Anyone who has faced evacuation or lived through a natural disaster will tell you that there comes a bone chilling moment when just have to walk away. My moment came when my children were young and we were given one hour to evacuate our home before a hurricane. This was in the 1980’s. I gathered up the kids, our pets, the essentials for my infant son and toddler daughter and threw all the important papers and family photos into a big oval wicker laundry basket. I remember pausing briefly as I packed the car to wonder how I would feel if I came back and the house were gone or reduced to matchsticks.
We’d be ok. Sad, Horrified, Traumatized, but ok. Everything else could be replaced. It was naive, reassuring and clarifying. That time the damage from that storm was minor.
I’d love to tell you that I took that realization to heart and didn’t accumulate things that I didn’t need or value. But remember it was the 1980’s. And I had young kids. So there was ever increasing amounts of stuff. Notice the passive voice as if I wasn’t responsible for every bit of what came through the door?

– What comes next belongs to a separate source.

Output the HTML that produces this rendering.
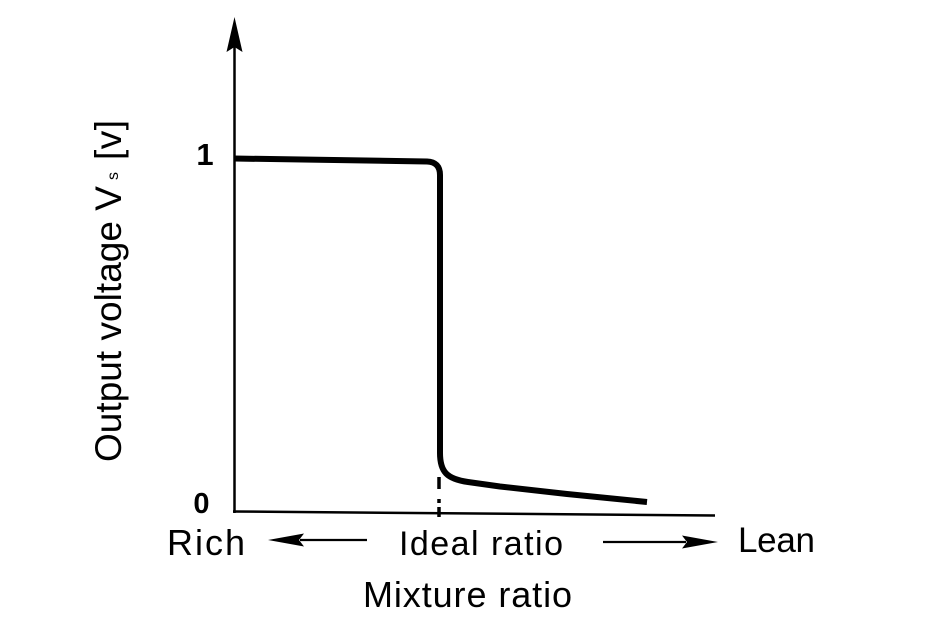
<!DOCTYPE html>
<html>
<head>
<meta charset="utf-8">
<style>
html,body{margin:0;padding:0;background:#fff;}
svg{display:block;}
text{font-family:"Liberation Sans",Arial,sans-serif;fill:#000;}
</style>
</head>
<body>
<svg width="926" height="641" viewBox="0 0 926 641" xmlns="http://www.w3.org/2000/svg">
<rect x="0" y="0" width="926" height="641" fill="#fff"/>

<!-- Y axis -->
<line x1="234.5" y1="44" x2="234.5" y2="513" stroke="#000" stroke-width="2.5"/>
<polygon points="234.5,17 242.5,52 234.5,47 226.5,52" fill="#000"/>

<!-- X axis -->
<line x1="233" y1="511.5" x2="715" y2="515.5" stroke="#000" stroke-width="2.5"/>

<!-- Curve -->
<path d="M234,158.5 L427,161.5 Q440,162 440,175 L440,453 C440,472 447,479 468,482 L500,486.5 L567,494 L647,502"
      fill="none" stroke="#000" stroke-width="6" stroke-linejoin="round"/>

<!-- Dashed ideal ratio line -->
<line x1="439" y1="477" x2="439" y2="489" stroke="#000" stroke-width="3.5"/>
<line x1="439" y1="499" x2="439" y2="503" stroke="#000" stroke-width="3.5"/>
<line x1="439" y1="507" x2="439" y2="517" stroke="#000" stroke-width="3.5"/>

<!-- Tick labels -->
<text x="205" y="165" font-size="31" font-weight="bold" text-anchor="middle">1</text>
<text x="201.5" y="513" font-size="29" font-weight="bold" text-anchor="middle">0</text>

<!-- Y label -->
<g transform="translate(121,462) rotate(-90)">
  <text x="0" y="0" font-size="37" textLength="276" lengthAdjust="spacing">Output voltage V</text>
  <text x="282" y="-3" font-size="16">s</text>
  <text x="302" y="0" font-size="37" textLength="40" lengthAdjust="spacing">[v]</text>
</g>

<!-- Bottom labels -->
<text x="167" y="555" font-size="36" textLength="78" lengthAdjust="spacing">Rich</text>
<text x="399" y="555" font-size="34" textLength="164" lengthAdjust="spacing">Ideal ratio</text>
<text x="738" y="552" font-size="35" textLength="77" lengthAdjust="spacing">Lean</text>
<text x="363" y="607" font-size="36" textLength="209" lengthAdjust="spacing">Mixture ratio</text>

<!-- Left arrow -->
<line x1="300" y1="540" x2="367" y2="540" stroke="#000" stroke-width="2.2"/>
<polygon points="268,540 304,533.5 299,540 304,546.5" fill="#000"/>

<!-- Right arrow -->
<line x1="603" y1="542" x2="686" y2="542" stroke="#000" stroke-width="2.2"/>
<polygon points="718,542 682,535.5 687,542 682,548.5" fill="#000"/>
</svg>
</body>
</html>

This brings me to heirlooms.
Noun: heirloom; plural noun: heirlooms, a valuable object that has belonged to a family for several generations.
Here's the rub, it can only be an heirloom if the heir’s value it. The loom part suggests a thread woven from one generation to the next. Alas more and more we don't want or can't take what our parents and grandparents have so carefully accumulated and saved for us.
Now you might think this would be the perfect time to give up some things that no one in your family wants. There is so much need. So many many people who have lost everything. Those who have worked in disaster relief say please Don't.
Stuff, in fact, often adds hardship on top of disaster. So DO help as much as you can with financial donations. When Irma is done there will be even more need and for assistance. There are many important lessons learned from past disasters, the experts know what really can help, listen to the wisdom of those who have been through it.
Please keep the people of Houston and those in Irma’s path at the top of your charitable giving that way they can get what they need and want not what we want them to have.